Thu, 26th Jan, 2023
Irish artist Áinne Burke used a wide variety of e-waste, mainly sourced from KMK Metals Recycling to create an art installation entitled the ‘WEEE Self’ which went on display in Moor House in London in December.
Áinne Burke commented. “I designed this piece of art to get people thinking about all the electronics in their lives; where the materials come from, who mines and refines them and the environmental and social impacts along the journey to manufacturing them into all the devices used across all industries. Think about your own mobile phone which has 75 elements mined from earth's rocks globally .....you are holding the most universally travelled materials in your mobile phone and there are more of them than there are toothbrushes in the world.”
The piece was displayed at the window of a busy street along with informative posters for passers-by with an outline including photos of the design and production process of the 'WEEE-Self'.
Áinne visited KMK Metals Recycling headquarters in Tullamore in 2022 to tour the facility and choose the electrical components and cables that she felt would work with her inspiration. Mobile phones used in the piece were sourced from Tech Takeback UK.

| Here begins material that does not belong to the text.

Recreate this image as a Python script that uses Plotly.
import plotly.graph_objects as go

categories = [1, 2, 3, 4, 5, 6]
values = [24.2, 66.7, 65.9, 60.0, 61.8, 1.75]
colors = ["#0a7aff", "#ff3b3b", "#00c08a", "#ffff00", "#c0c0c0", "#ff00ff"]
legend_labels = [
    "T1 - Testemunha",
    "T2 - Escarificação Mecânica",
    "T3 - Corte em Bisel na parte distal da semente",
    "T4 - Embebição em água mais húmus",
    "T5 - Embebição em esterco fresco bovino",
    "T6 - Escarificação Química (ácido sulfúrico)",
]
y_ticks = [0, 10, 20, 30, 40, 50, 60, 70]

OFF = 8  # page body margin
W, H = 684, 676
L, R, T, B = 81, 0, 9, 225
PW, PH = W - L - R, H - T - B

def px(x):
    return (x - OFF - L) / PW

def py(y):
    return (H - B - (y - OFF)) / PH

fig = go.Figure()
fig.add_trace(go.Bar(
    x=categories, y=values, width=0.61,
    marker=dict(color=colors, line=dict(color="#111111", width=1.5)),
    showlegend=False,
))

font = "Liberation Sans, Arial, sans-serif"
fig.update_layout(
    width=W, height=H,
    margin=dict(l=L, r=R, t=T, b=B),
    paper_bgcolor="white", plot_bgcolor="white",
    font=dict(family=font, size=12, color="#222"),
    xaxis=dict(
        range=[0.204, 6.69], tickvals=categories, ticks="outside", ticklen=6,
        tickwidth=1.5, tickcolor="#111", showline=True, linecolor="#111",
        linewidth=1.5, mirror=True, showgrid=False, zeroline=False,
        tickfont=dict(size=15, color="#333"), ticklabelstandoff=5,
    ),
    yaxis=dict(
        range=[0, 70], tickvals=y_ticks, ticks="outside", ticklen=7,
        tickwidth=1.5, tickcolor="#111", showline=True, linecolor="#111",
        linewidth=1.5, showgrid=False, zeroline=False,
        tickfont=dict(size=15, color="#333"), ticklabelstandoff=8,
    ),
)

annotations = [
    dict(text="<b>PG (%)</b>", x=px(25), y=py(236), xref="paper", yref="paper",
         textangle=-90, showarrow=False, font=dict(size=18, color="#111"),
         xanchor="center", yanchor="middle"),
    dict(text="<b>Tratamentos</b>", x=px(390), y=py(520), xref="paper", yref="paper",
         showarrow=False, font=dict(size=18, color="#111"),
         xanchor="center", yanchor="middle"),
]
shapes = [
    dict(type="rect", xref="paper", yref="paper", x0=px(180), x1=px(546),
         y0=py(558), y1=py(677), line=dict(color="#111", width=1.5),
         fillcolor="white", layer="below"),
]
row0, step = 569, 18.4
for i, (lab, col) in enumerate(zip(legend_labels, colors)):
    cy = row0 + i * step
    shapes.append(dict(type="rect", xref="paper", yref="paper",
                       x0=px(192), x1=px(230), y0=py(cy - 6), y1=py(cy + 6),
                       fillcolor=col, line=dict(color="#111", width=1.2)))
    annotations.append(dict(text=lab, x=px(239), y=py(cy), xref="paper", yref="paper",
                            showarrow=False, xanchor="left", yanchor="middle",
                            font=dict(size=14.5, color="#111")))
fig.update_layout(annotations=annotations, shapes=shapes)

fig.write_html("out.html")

Kevin Thornton, Battery Manager of KMK Metals Recycling, said: “Áinne was very interested in our processes and how materials are broken down into components for recycling. We are always supportive of artists who approach us for materials as these works of art help drive home the message of how important it is to recycle old electronics and expose and re-use the precious materials within them.”
Moor House is one of the most prominent and high-profile buildings in the City of London. Designed by the internationally renowned Foster & Partners it resembles a piece of art itself.